Despite being desperately unfamiliar with the piece Einstein had chosen, Patrick hammed his way through, and it apparently all went off rather well, although no recording contracts were forthcoming for the unlikely duo. I was to discover during my stay that there is much more to Sir Patrick Moore than meets the eye. It seems, on the other hand, that not everyone is aware that they have met Sir Patrick. He told us of the occasion he gone into the dark depths of the Lansdowne Forest to view the Moon. There had been some ghastly crimes committed there, and on his way home in the early hours of the morning the police stopped him. He quickly explained what he was doing there, and their reply is famous: “Oh really! And who do you think you are then—Patrick Moore?”

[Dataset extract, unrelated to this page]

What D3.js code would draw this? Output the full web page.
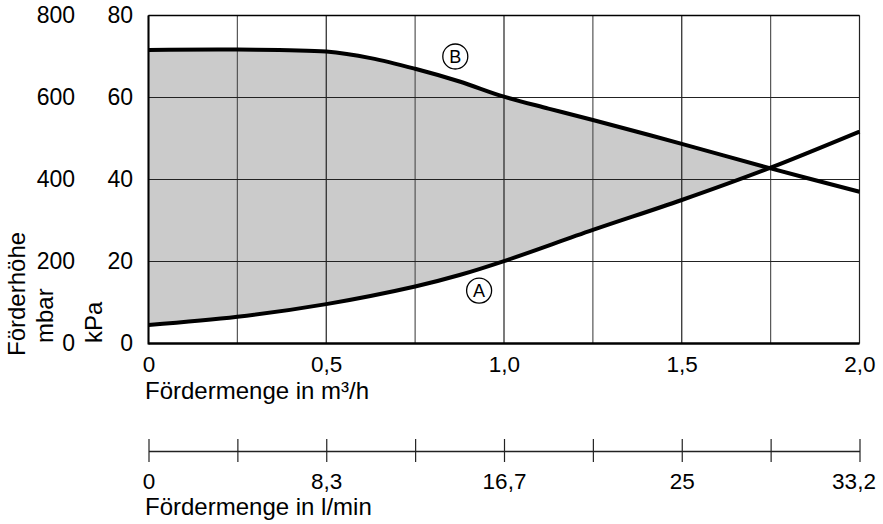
<!DOCTYPE html>
<html>
<head>
<meta charset="utf-8">
<script src="https://cdn.jsdelivr.net/npm/d3@7/dist/d3.min.js"></script>
<style>
  html, body { margin: 0; padding: 0; background: #fff; }
  svg { display: block; font-family: "Liberation Sans", Arial, Helvetica, sans-serif; }
</style>
</head>
<body>
<svg id="chart" width="883" height="524"></svg>
<script>
// ---- data ----
const flowM3h = [0, 0.25, 0.5, 0.625, 0.75, 0.875, 1.0, 1.125, 1.25, 1.5, 1.75, 2.0];
const curveB_kPa = [71.6, 71.7, 71.2, 69.6, 67.0, 63.9, 60.2, 57.3, 54.5, 48.7, 42.7, 37.0];
const flowA_m3h = [0, 0.25, 0.5, 0.75, 0.875, 1.0, 1.25, 1.5, 1.75, 2.0];
const curveA_kPa = [4.5, 6.5, 9.6, 13.9, 16.7, 20.1, 27.7, 35.0, 42.9, 51.7];

const xGridValues = [0, 0.25, 0.5, 0.75, 1.0, 1.25, 1.5, 1.75, 2.0];
const xTickValues = [0, 0.5, 1.0, 1.5, 2.0];
const xTickLabels = ["0", "0,5", "1,0", "1,5", "2,0"];
const lminTickLabels = ["0", "8,3", "16,7", "25", "33,2"];
const kPaTicks = [0, 20, 40, 60, 80];
const mbarTicks = [0, 200, 400, 600, 800];

const labelA = "A", labelB = "B";
const labelApos = [0.93, 12.9];   // [m3/h, kPa]
const labelBpos = [0.863, 70.0];

// ---- layout ----
const svg = d3.select("#chart");
const pLeft = 148.5, pRight = 859.5, pTop = 15.5, pBottom = 343.5;
const x = d3.scaleLinear().domain([0, 2]).range([pLeft, pRight]);
const y = d3.scaleLinear().domain([0, 80]).range([pBottom, pTop]);
const yMbar = d3.scaleLinear().domain([0, 800]).range([pBottom, pTop]);
const FS = 22.5;

const dataB = flowM3h.map((f, i) => ({ x: f, y: curveB_kPa[i] }));
const dataA = flowA_m3h.map((f, i) => ({ x: f, y: curveA_kPa[i] }));
const curve = d3.curveCatmullRom.alpha(0.5);

// clip: region below curve B
svg.append("clipPath").attr("id", "belowB")
  .append("path")
  .attr("d", d3.area().x(d => x(d.x)).y0(y(0)).y1(d => y(d.y)).curve(curve)(dataB));

// fill: region above curve A, clipped to below B
svg.append("path")
  .attr("clip-path", "url(#belowB)")
  .attr("fill", "#cbcbcb")
  .attr("d", d3.area().x(d => x(d.x)).y0(d => y(d.y)).y1(y(80)).curve(curve)(dataA));

// grid
const grid = svg.append("g");
grid.selectAll("line.v").data(xGridValues).join("line")
  .attr("x1", d => x(d)).attr("x2", d => x(d))
  .attr("y1", y(80)).attr("y2", y(0))
  .attr("stroke", (d, i) => i % 2 ? "#555" : "#222")
  .attr("stroke-width", 1.2);
grid.selectAll("line.h").data(kPaTicks).join("line")
  .attr("x1", x(0)).attr("x2", x(2))
  .attr("y1", d => y(d)).attr("y2", d => y(d))
  .attr("stroke", "#222").attr("stroke-width", 1.2);

// frame
svg.append("line").attr("x1", x(0)).attr("x2", x(2)).attr("y1", y(0)).attr("y2", y(0))
  .attr("stroke", "#000").attr("stroke-width", 2.4);
svg.append("line").attr("x1", x(0)).attr("x2", x(0)).attr("y1", y(80)).attr("y2", y(0) + 1)
  .attr("stroke", "#000").attr("stroke-width", 2);
svg.append("line").attr("x1", x(0)).attr("x2", x(2)).attr("y1", y(80)).attr("y2", y(80))
  .attr("stroke", "#000").attr("stroke-width", 1.6);

// curves
const line = d3.line().x(d => x(d.x)).y(d => y(d.y)).curve(curve);
svg.append("path").attr("d", line(dataB)).attr("fill", "none").attr("stroke", "#000").attr("stroke-width", 4);
svg.append("path").attr("d", line(dataA)).attr("fill", "none").attr("stroke", "#000").attr("stroke-width", 4);

// circled labels
function circled(lbl, pos) {
  const g = svg.append("g").attr("transform", `translate(${x(pos[0])},${y(pos[1])})`);
  g.append("circle").attr("r", 12.5).attr("fill", "#fff").attr("stroke", "#000").attr("stroke-width", 1.3);
  g.append("text").attr("text-anchor", "middle").attr("dy", "0.36em")
    .attr("font-size", 18).text(lbl);
}
circled(labelB, labelBpos);
circled(labelA, labelApos);

// y axes (kPa and mbar)
const yAxisK = svg.append("g").attr("transform", "translate(136,0)")
  .call(d3.axisLeft(y).tickValues(kPaTicks).tickSize(0).tickPadding(3).tickFormat(d3.format("d")));
const yAxisM = svg.append("g").attr("transform", "translate(78,0)")
  .call(d3.axisLeft(yMbar).tickValues(mbarTicks).tickSize(0).tickPadding(3).tickFormat(d3.format("d")));
[yAxisK, yAxisM].forEach(g => {
  g.select(".domain").remove();
  g.selectAll("text").attr("font-size", 23).attr("fill", "#000").attr("font-family", null);
});

// rotated y titles
function rotTitle(txt, xb, ystart) {
  svg.append("text").attr("transform", `translate(${xb},${ystart}) rotate(-90)`)
    .attr("font-size", 24).attr("text-anchor", "start").text(txt);
}
rotTitle("Förderhöhe", 25, 356);
rotTitle("mbar", 53, 343);
rotTitle("kPa", 102, 343);

// x axis (m3/h) labels
const xAxis = svg.append("g").attr("transform", `translate(0,${pBottom})`)
  .call(d3.axisBottom(x).tickValues(xTickValues).tickSize(0).tickPadding(0)
    .tickFormat((d, i) => xTickLabels[i]));
xAxis.select(".domain").remove();
xAxis.selectAll("text").attr("font-size", FS).attr("fill", "#000").attr("font-family", null)
  .attr("dy", null).attr("y", 372 - pBottom);

svg.append("text").attr("x", 145).attr("y", 399).attr("font-size", 24).text("Fördermenge in m³/h");

// second x axis (l/min)
const axY = 451;
const xAxis2 = svg.append("g").attr("transform", `translate(0,${axY})`)
  .call(d3.axisBottom(x).tickValues(xGridValues).tickSizeInner(11).tickSizeOuter(0).tickPadding(0)
    .tickFormat((d, i) => i % 2 === 0 ? lminTickLabels[i / 2] : ""));
xAxis2.select(".domain").attr("stroke", "#222").attr("stroke-width", 1.4);
xAxis2.selectAll(".tick line").attr("y1", -12).attr("y2", 11).attr("stroke", "#222").attr("stroke-width", 1.2);
xAxis2.selectAll("text").attr("font-size", FS).attr("fill", "#000").attr("font-family", null)
  .attr("dy", null).attr("y", 489 - axY);
// last label kept inside the picture, as in the reference
xAxis2.selectAll(".tick").filter(d => d === 2.0).select("text").attr("dx", -6);

svg.append("text").attr("x", 145).attr("y", 515).attr("font-size", 24).text("Fördermenge in l/min");
</script>
</body>
</html>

Thursday morning saw me make an emotional departure from Farthings. “Now you stay in touch, young man,” Patrick told me as I shook his hand, “and remember, you are always very welcome here.” There were tears in my eyes as I turned my car towards Oxford. Patrick is 84 years old. Will I ever be able to see him again and shake his hand once more? I can’t say. The lasting legacy I have is the book he suggested the title of—The Static Universe—and that we are now collaborating on. Every time I phone him (he stoically refuses to entertain email) he urges me to speed up the process. It seems we are in a race against time.

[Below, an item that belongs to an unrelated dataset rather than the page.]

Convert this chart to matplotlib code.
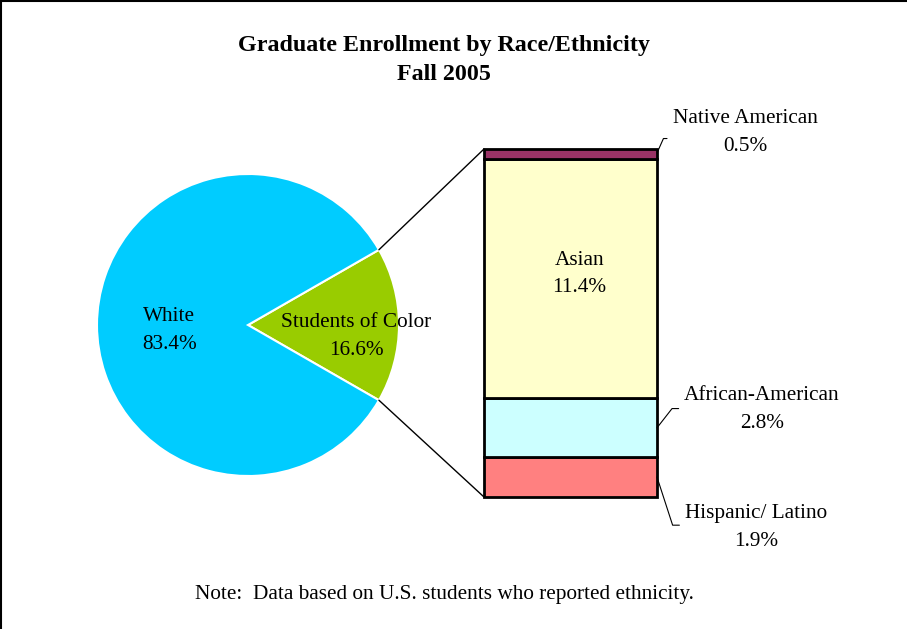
import matplotlib.pyplot as plt
from matplotlib.patches import ConnectionPatch
from matplotlib.lines import Line2D
import numpy as np

plt.rcParams['font.family'] = ['Liberation Serif', 'DejaVu Serif']

# Data
pie_labels = ['White', 'Students of Color']
pie_values = [83.4, 16.6]
pie_colors = ['#00CCFF', '#99CC00']

bar_labels = ['Hispanic/ Latino', 'African-American', 'Asian', 'Native American']
bar_values = [1.9, 2.8, 11.4, 0.5]
bar_colors = ['#FF8080', '#CCFFFF', '#FFFFCC', '#993366']

W, H = 907, 629
FS = 15.3
LS = 1.6
fig = plt.figure(figsize=(W / 100, H / 100), dpi=100)


def fig_box(x0, y0, x1, y1):
    # pixel box (top-left origin) -> figure fraction rect
    return [x0 / W, 1 - y1 / H, (x1 - x0) / W, (y1 - y0) / H]


# Pie
cx, cy, r = 248, 325, 151
ax_pie = fig.add_axes(fig_box(cx - r * 1.05, cy - r * 1.05, cx + r * 1.05, cy + r * 1.05))
half = pie_values[1] / 100 * 180
wedges, _ = ax_pie.pie(pie_values[::-1], colors=pie_colors[::-1], startangle=-half,
                       counterclock=True, radius=1,
                       wedgeprops=dict(edgecolor='white', linewidth=1.5))
ax_pie.set_xlim(-1.05, 1.05)
ax_pie.set_ylim(-1.05, 1.05)
ax_pie.set_aspect('equal')
ax_pie.axis('off')

ax_pie.text(-0.52, -0.037, f'{pie_labels[0]}\n{pie_values[0]}%', ha='center', va='center',
            fontsize=FS, linespacing=LS)
ax_pie.text(0.715, -0.077, f'{pie_labels[1]}\n{pie_values[1]}%', ha='center', va='center',
            fontsize=FS, linespacing=LS)

# Stacked bar
ax_bar = fig.add_axes(fig_box(484, 149, 657, 497))
bottom = 0
mids = []
for v, c in zip(bar_values, bar_colors):
    ax_bar.bar(0, v, bottom=bottom, width=1, color=c, edgecolor='black', linewidth=2,
               clip_on=False)
    mids.append(bottom + v / 2)
    bottom += v
total = bottom
ax_bar.set_xlim(-0.5, 0.5)
ax_bar.set_ylim(0, total)
ax_bar.axis('off')

ax_bar.text(0.05, mids[2] + 0.25, f'{bar_labels[2]}\n{bar_values[2]}%', ha='center',
            va='center', fontsize=FS, linespacing=LS)

# Connector lines pie -> bar
th = np.deg2rad(half)
for sgn, yb in [(1, total), (-1, 0)]:
    con = ConnectionPatch(xyA=(np.cos(th), sgn * np.sin(th)), coordsA=ax_pie.transData,
                          xyB=(-0.5, yb), coordsB=ax_bar.transData,
                          color='black', linewidth=1)
    fig.add_artist(con)

# Outside labels with leader lines
outside = [
    (3, (745, 132.5), (0.5, total - 0.19), 66, 0.37),
    (1, (762, 409.5), (0.5, mids[1]), 52, 0.52),
    (0, (756, 527.5), (0.5, mids[0]), -72, 0.55),
]
for i, (tx, ty), xy, ang, rel in outside:
    ax_bar.annotate(f'{bar_labels[i]}\n{bar_values[i]}%', xy=xy, xycoords='data',
                    xytext=(tx, H - ty), textcoords='figure pixels',
                    ha='center', va='center', fontsize=FS, linespacing=LS,
                    arrowprops=dict(arrowstyle='-', color='black', linewidth=0.8,
                                    shrinkA=2, shrinkB=0, relpos=(0, rel),
                                    connectionstyle=f'angle,angleA=0,angleB={ang},rad=0'))

# Title and note
fig.text(444 / W, 1 - 45 / H, 'Graduate Enrollment by Race/Ethnicity', ha='center', va='center',
         fontsize=17.3, fontweight='bold')
fig.text(444 / W, 1 - 74 / H, 'Fall 2005', ha='center', va='center',
         fontsize=17.3, fontweight='bold')
fig.text(444 / W, 1 - 595 / H, 'Note:  Data based on U.S. students who reported ethnicity.',
         ha='center', va='center', fontsize=FS)

# Frame (left and top edges)
fig.add_artist(Line2D([1 / W, 1 / W], [0, 1], color='black', linewidth=1.5))
fig.add_artist(Line2D([0, 1], [1 - 1 / H, 1 - 1 / H], color='black', linewidth=1.5))

fig.savefig('out.png', dpi=100)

My stay in Abingdon with the Stapletons was marvellous, and Geoffrey organised the last remaining item on my itinerary: A visit to Greenwich to see the fabled Harrison clocks with my own eyes. We went by coach from Oxford to the Victoria Street station, and cabbed through Westminster, past the Abbey and Big Ben, to the Victoria Street pier on the Thames. From there, it was despite the cold wind a fascinating 50-minute boat ride through historical London to Greenwich. For me, seeing the Harrison clocks (invented by John Harrison between 1729 and 1770 to enable the calculation of longitude at sea) was the culmination of a long-awaited pilgrimage. They are magnificent beyond words. I’d love to tell you the Harrison story, but that will have to wait for a suitable fireside moment.

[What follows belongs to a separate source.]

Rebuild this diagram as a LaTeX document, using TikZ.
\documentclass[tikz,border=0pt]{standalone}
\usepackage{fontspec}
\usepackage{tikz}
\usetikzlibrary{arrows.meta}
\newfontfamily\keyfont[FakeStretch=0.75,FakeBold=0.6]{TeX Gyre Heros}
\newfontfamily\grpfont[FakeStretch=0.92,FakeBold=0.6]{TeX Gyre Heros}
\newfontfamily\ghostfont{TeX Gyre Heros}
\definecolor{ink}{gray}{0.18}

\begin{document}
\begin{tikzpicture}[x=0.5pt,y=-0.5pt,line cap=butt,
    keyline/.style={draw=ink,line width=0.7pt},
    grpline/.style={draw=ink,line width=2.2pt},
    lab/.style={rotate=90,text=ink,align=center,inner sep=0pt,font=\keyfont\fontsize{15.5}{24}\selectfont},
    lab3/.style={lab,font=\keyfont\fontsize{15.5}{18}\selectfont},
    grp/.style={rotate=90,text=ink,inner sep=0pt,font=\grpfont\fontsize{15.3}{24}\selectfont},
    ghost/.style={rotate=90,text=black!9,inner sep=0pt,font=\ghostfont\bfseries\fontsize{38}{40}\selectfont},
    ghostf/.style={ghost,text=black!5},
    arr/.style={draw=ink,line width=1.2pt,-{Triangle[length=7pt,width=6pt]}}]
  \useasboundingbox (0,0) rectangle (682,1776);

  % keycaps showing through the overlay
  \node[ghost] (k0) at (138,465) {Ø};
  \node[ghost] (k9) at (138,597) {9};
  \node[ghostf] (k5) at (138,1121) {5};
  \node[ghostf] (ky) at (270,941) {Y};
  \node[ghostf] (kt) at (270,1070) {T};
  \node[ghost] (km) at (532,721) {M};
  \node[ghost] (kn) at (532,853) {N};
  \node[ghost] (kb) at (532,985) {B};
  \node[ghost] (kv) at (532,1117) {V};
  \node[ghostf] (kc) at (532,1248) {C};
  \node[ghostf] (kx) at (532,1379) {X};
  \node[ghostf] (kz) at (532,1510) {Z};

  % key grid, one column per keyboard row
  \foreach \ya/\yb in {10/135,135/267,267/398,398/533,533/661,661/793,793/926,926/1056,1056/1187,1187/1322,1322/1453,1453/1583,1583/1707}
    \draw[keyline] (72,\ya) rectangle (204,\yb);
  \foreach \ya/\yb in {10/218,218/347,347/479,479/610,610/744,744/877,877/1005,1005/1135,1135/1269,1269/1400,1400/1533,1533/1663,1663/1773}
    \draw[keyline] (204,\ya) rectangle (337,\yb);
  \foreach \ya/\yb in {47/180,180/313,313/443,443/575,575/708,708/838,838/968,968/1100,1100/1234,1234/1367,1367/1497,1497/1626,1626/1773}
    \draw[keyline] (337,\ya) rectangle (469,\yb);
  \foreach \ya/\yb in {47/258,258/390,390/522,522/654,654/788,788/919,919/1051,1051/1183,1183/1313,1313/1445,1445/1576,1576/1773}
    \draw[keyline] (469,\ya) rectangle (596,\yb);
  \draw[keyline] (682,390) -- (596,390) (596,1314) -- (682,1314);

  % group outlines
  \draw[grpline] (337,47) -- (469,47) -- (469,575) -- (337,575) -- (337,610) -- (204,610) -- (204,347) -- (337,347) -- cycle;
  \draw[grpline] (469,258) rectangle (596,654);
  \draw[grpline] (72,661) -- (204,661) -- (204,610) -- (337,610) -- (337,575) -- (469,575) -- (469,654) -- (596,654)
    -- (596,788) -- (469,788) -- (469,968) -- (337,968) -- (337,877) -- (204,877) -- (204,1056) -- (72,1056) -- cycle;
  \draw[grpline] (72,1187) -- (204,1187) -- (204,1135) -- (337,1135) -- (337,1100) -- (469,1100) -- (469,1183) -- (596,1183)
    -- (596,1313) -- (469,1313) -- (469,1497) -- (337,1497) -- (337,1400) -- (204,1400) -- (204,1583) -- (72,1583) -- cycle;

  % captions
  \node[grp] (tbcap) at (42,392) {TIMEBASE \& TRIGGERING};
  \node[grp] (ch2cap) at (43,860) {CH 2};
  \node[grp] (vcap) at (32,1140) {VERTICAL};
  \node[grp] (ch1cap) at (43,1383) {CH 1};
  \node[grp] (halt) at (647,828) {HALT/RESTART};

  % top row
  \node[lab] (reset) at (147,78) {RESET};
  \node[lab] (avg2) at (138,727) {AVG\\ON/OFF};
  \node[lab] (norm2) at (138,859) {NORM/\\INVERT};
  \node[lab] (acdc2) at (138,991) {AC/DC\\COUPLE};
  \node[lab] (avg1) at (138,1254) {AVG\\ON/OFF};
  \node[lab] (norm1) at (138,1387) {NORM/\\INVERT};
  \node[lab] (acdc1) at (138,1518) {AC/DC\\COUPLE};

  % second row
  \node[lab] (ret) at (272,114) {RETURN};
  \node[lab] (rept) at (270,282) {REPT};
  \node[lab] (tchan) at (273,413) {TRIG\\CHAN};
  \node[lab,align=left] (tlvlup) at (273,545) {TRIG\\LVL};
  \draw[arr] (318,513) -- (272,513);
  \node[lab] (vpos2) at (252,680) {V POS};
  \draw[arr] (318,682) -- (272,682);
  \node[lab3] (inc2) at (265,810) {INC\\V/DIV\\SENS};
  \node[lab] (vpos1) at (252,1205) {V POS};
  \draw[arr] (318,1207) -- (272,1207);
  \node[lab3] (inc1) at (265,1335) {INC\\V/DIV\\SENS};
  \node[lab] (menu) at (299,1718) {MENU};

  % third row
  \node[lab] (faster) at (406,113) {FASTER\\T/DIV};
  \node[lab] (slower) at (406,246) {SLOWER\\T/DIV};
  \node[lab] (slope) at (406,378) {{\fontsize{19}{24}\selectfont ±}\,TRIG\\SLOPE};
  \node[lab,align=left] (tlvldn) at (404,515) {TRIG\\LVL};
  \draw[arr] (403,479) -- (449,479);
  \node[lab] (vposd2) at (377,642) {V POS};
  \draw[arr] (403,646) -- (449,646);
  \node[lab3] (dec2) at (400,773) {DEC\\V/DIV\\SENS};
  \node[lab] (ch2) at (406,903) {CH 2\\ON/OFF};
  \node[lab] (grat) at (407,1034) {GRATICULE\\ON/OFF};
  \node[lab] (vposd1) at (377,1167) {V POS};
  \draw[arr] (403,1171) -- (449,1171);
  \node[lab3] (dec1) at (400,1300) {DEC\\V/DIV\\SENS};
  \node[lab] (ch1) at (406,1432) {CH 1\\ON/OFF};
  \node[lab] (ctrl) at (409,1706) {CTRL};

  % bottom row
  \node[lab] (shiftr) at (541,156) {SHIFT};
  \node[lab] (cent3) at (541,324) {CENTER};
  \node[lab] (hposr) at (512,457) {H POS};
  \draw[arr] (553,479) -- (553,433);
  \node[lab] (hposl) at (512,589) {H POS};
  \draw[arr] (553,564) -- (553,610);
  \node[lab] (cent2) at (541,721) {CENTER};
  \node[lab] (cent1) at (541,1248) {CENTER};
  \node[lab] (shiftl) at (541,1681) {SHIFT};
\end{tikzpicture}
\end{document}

My trip was richly rewarding beyond my wildest expectations, and I will carry these fond memories and cultivate the firm friendships I made there until the day I die. Isn’t it strange, therefore, that at the end of it all, I just couldn’t wait to get back to South Africa? When I alighted from the plane at O R Tambo, and jostled my way into third world queues, I was genuinely happy and breathed a long sigh of relief. I was home again, under Southern Skies. You just can’t beat it.